Southampton 1 West Ham 2
Southampton supporters arrived in hope of witnessing the third successive Premier League win that would have given them some breathing space in the scrap for survival, but departed lamenting an all too familiar feeling as the outstanding Felipe Anderson brought their revival under Ralph Hasenhüttl to an abrupt halt.
Nathan Redmond had put Southampton ahead early in the second half but that lead lasted for only 168 seconds as West Ham turned the game on its head. Felipe Anderson, who scored only once in his opening 10 Premier League games, has been making up for lost time since.
The Brazilian hauled West Ham level with a terrific shot from just outside the area and then made it seven goals in his last nine matches with a splendid winner. Signed in the summer for a club-record £36m, Anderson looks like the best piece of business West Ham have done for a long time. How Southampton, who remain only three points above the bottom three, could do with someone with his class.

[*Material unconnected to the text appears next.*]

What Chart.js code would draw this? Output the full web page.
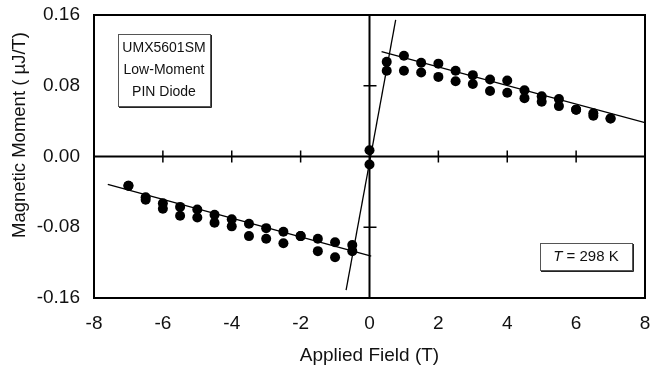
<!DOCTYPE html>
<html>
<head>
<meta charset="utf-8">
<script src="https://cdn.jsdelivr.net/npm/chart.js@4.4.1/dist/chart.umd.min.js"></script>
<style>
  html, body { margin: 0; padding: 0; background: #fff; }
  #wrap { width: 650px; height: 371px; }
</style>
</head>
<body>
<div id="wrap"><canvas id="momentChart"></canvas></div>
<script>
const fieldPos = [0.5, 1, 1.5, 2, 2.5, 3, 3.5, 4, 4.5, 5, 5.5, 6, 6.5, 7];
const momentPosA = [0.107, 0.114, 0.106, 0.105, 0.097, 0.092, 0.087, 0.086, 0.075, 0.068, 0.065, 0.053, 0.049, 0.043];
const momentPosB = [0.097, 0.097, 0.095, 0.090, 0.085, 0.082, 0.074, 0.072, 0.066, 0.062, 0.057, 0.053, 0.046, 0.043];

const fieldNeg = [-7, -6.5, -6, -5.5, -5, -4.5, -4, -3.5, -3, -2.5, -2, -1.5, -1, -0.5];
const momentNegA = [-0.033, -0.046, -0.053, -0.057, -0.060, -0.066, -0.071, -0.076, -0.081, -0.085, -0.090, -0.093, -0.097, -0.100];
const momentNegB = [-0.033, -0.049, -0.059, -0.067, -0.069, -0.075, -0.079, -0.090, -0.093, -0.098, -0.090, -0.107, -0.114, -0.107];

const fieldZero = [0, 0];
const momentZero = [0.007, -0.009];

// fitted lines (end points)
const fitPosX = [0.35, 8];
const fitPosY = [0.1186, 0.0382];
const fitNegX = [-7.6, 0.05];
const fitNegY = [-0.0315, -0.1126];
const fitLowX = [-0.68, 0.76];
const fitLowY = [-0.151, 0.1544];

const xTicks = [-8, -6, -4, -2, 0, 2, 4, 6, 8];
const yTicks = [-0.16, -0.08, 0, 0.08, 0.16];

const sampleLabel = ['UMX5601SM', 'Low-Moment', 'PIN Diode'];
const tempLabel = '298 K';
const yTitle = 'Magnetic Moment ( µJ/T)';

const FONT = '"Liberation Sans", Arial, sans-serif';
const INK = '#111';

const toPoints = (xs, ys) => xs.map((x, i) => ({ x, y: ys[i] }));

const dotStyle = {
  showLine: false,
  pointRadius: 5,
  pointHoverRadius: 5,
  pointBackgroundColor: '#000',
  pointBorderColor: '#000',
  pointBorderWidth: 0,
};

const lineStyle = {
  showLine: true,
  pointRadius: 0,
  borderColor: '#000',
  borderWidth: 1.3,
  fill: false,
};

const crossAxes = {
  id: 'crossAxes',
  beforeDatasetsDraw(chart) {
    const { ctx, chartArea, scales } = chart;
    const x0 = scales.x.getPixelForValue(0);
    const y0 = scales.y.getPixelForValue(0);
    ctx.save();
    ctx.strokeStyle = '#000';
    ctx.lineWidth = 2;
    ctx.beginPath();
    ctx.moveTo(chartArea.left, y0);
    ctx.lineTo(chartArea.right, y0);
    ctx.moveTo(x0, chartArea.top);
    ctx.lineTo(x0, chartArea.bottom);
    ctx.stroke();

    ctx.lineWidth = 1.5;
    ctx.beginPath();
    xTicks.forEach((v) => {
      if (v === 0 || Math.abs(v) === 8) return;
      const px = scales.x.getPixelForValue(v);
      ctx.moveTo(px, y0 - 6);
      ctx.lineTo(px, y0 + 6);
    });
    yTicks.forEach((v) => {
      if (v === 0 || Math.abs(v) === 0.16) return;
      const py = scales.y.getPixelForValue(v);
      ctx.moveTo(x0 - 6, py);
      ctx.lineTo(x0 + 7, py);
    });
    ctx.stroke();
    ctx.restore();
  },
  afterDraw(chart) {
    const { ctx, chartArea } = chart;
    ctx.save();
    ctx.strokeStyle = '#000';
    ctx.lineWidth = 2;
    ctx.strokeRect(chartArea.left, chartArea.top, chartArea.right - chartArea.left, chartArea.bottom - chartArea.top);

    // y axis title sits a bit above the axis middle in the original
    ctx.save();
    ctx.translate(20, 135);
    ctx.rotate(-Math.PI / 2);
    ctx.fillStyle = INK;
    ctx.font = '18.5px ' + FONT;
    ctx.textAlign = 'center';
    ctx.textBaseline = 'middle';
    ctx.fillText(yTitle, 0, 0);
    ctx.restore();

    const drawBox = (l, t, w, h) => {
      ctx.fillStyle = '#fff';
      ctx.fillRect(l, t, w, h);
      ctx.strokeStyle = '#555';
      ctx.lineWidth = 1;
      ctx.strokeRect(l + 0.5, t + 0.5, w, h);
      ctx.strokeStyle = '#222';
      ctx.beginPath();
      ctx.moveTo(l + w + 1.5, t + 1);
      ctx.lineTo(l + w + 1.5, t + h + 1.5);
      ctx.lineTo(l + 1, t + h + 1.5);
      ctx.stroke();
    };

    // sample box, top left
    drawBox(118, 34, 92, 72);
    ctx.fillStyle = INK;
    ctx.font = '14px ' + FONT;
    ctx.textAlign = 'center';
    ctx.textBaseline = 'middle';
    sampleLabel.forEach((line, i) => ctx.fillText(line, 164, 48 + i * 22));

    // temperature box, bottom right
    drawBox(540, 243, 92, 27);
    ctx.fillStyle = INK;
    ctx.textAlign = 'left';
    ctx.textBaseline = 'middle';
    ctx.font = 'italic 15px ' + FONT;
    const tW = ctx.measureText('T').width;
    ctx.font = '15px ' + FONT;
    const rest = ' = ' + tempLabel;
    const rW = ctx.measureText(rest).width;
    const sx = 586 - (tW + rW) / 2;
    ctx.font = 'italic 15px ' + FONT;
    ctx.fillText('T', sx, 257);
    ctx.font = '15px ' + FONT;
    ctx.fillText(rest, sx + tW, 257);
    ctx.restore();
  },
};

new Chart(document.getElementById('momentChart'), {
  type: 'scatter',
  data: {
    datasets: [
      { ...lineStyle, data: toPoints(fitPosX, fitPosY) },
      { ...lineStyle, data: toPoints(fitNegX, fitNegY) },
      { ...lineStyle, data: toPoints(fitLowX, fitLowY) },
      { ...dotStyle, data: toPoints(fieldPos, momentPosA) },
      { ...dotStyle, data: toPoints(fieldPos, momentPosB) },
      { ...dotStyle, data: toPoints(fieldNeg, momentNegA) },
      { ...dotStyle, data: toPoints(fieldNeg, momentNegB) },
      { ...dotStyle, data: toPoints(fieldZero, momentZero) },
    ],
  },
  options: {
    responsive: true,
    maintainAspectRatio: false,
    animation: false,
    events: [],
    layout: { padding: { top: 15, right: 5, left: 0, bottom: 0 } },
    plugins: {
      legend: { display: false },
      tooltip: { enabled: false },
    },
    scales: {
      x: {
        type: 'linear',
        min: -8,
        max: 8,
        afterFit: (scale) => {
          scale.height = 73;
          scale.paddingLeft = 0;
          scale.paddingRight = 0;
        },
        afterBuildTicks: (scale) => { scale.ticks = xTicks.map((v) => ({ value: v })); },
        grid: { display: false, drawTicks: false },
        border: { display: false },
        ticks: {
          color: INK,
          padding: 14,
          maxRotation: 0,
          font: { family: FONT, size: 19 },
          callback: (v) => String(v),
        },
        title: {
          display: true,
          text: 'Applied Field (T)',
          color: INK,
          padding: { top: 0, bottom: 4 },
          font: { family: FONT, size: 19 },
        },
      },
      y: {
        type: 'linear',
        min: -0.16,
        max: 0.16,
        afterFit: (scale) => {
          scale.width = 94;
          scale.paddingTop = 0;
          scale.paddingBottom = 0;
        },
        afterBuildTicks: (scale) => { scale.ticks = yTicks.map((v) => ({ value: v })); },
        grid: { display: false, drawTicks: false },
        border: { display: false },
        ticks: {
          color: INK,
          padding: 14,
          font: { family: FONT, size: 19 },
          callback: (v) => Number(v).toFixed(2),
        },
      },
    },
  },
  plugins: [crossAxes],
});
</script>
</body>
</html>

There had been a feeling beforehand that this was a good time for Southampton to face West Ham, who were plagued by injuries. Manuel Pellegrini was without 10 senior players, with Javier Hernández, Fabián Balbuena and Pablo Zabaleta the latest additions to a long list of absentees. As a result the West Ham manager was forced to play square pegs in round holes – Michail Antonio was deployed at right-back – and able to name only six substitutes.
Despite all of that it was West Ham who looked the more accomplished side for much of the opening 45 minutes. The visitors should have been ahead, too, but Lucas Pérez, who supplanted Hernández in attack as West Ham's lone striker, squandered a gilt-edged chance midway through the first half following a raid down Southampton's right flank, where Yan Valery, the wing-back, was often outnumbered.
Felipe Anderson fed the overlapping Aaron Cresswell and the left-back had the presence of mind to look up and pick out Pérez, who was totally unmarked and no more than 12 yards out. A goal beckoned but the Spaniard snatched at the opportunity, with his connection so poor that he failed even to force Alex McCarthy into a save as he dragged a left-foot shot horribly wide. The anguished expression on Pérez's face afterwards said it all.
Southampton had actually started brightly. The match was less than three minutes old when Danny Ings, linking neatly with Stuart Armstrong in the inside-left channel, darted into the penalty area before wriggling in between Angelo Ogbonna and Antonio. The angle was against Ings, however, and he could only stab the ball into the side-netting.
Nathan Redmond had already seen a 22-yard shot saved by Lukasz Fabianski and in those early stages it looked as though Southampton were in the mood to take the game to West Ham. If that was the plan, it never materialised for the rest of the half as West Ham, with Declan Rice increasingly influential in the centre of the pitch, were dominating possession.
The one missing ingredient for West Ham in that period was the final ball, although Cresswell did deliver another superb centre that was begging to be touched home. Robert Snodgrass, twisting and turning on the edge of the Southampton area, thumped a shot wide at the end of the first half and that was about as good as it got after that Pérez opening.
Everything changed after the restart, though, as the game exploded into life with a goal that was the definition of scrappy. Lukasz Fabianski initially denied both Redmond and Oriol Romeu but the Southampton winger still managed to bundle the ball over the line, under pressure from Ogbonna, with what looked like his forearm.
West Ham complained bitterly that Redmond was offside when he had his initial effort but replays showed that Antonio played him on.
West Ham’s response, and Felipe Anderson’s in particular, was stunning. The visitors were level within three minutes when Felipe Anderson dispatched Maya Yoshida’s attempted clearance with a superb right-footed shot that arrowed inside McCarthy’s near post. The game was now stretched as both teams chased victory. Armstrong forced Fabianski into a fine save and it was from the corner that followed that West Ham broke away to score their second.
Antonio, driving from deep, fed a perfectly weighted pass into the path of Felipe Anderson, who took a couple of touches to steady himself before sweeping a lovely rising right-footed shot across McCarthy and into the far corner. Pérez, set up by Felipe Anderson, came close to making it 3-1 only for Jannik Vestergaard to make a brilliantly-timed block.
Southampton still had some life in them and Mario Lemina, released by Redmond, came agonisingly close to scoring an equaliser with an angled shot that Fabianski did well to keep out. At the other end Felipe Anderson was desperately unlucky not to complete his hat-trick.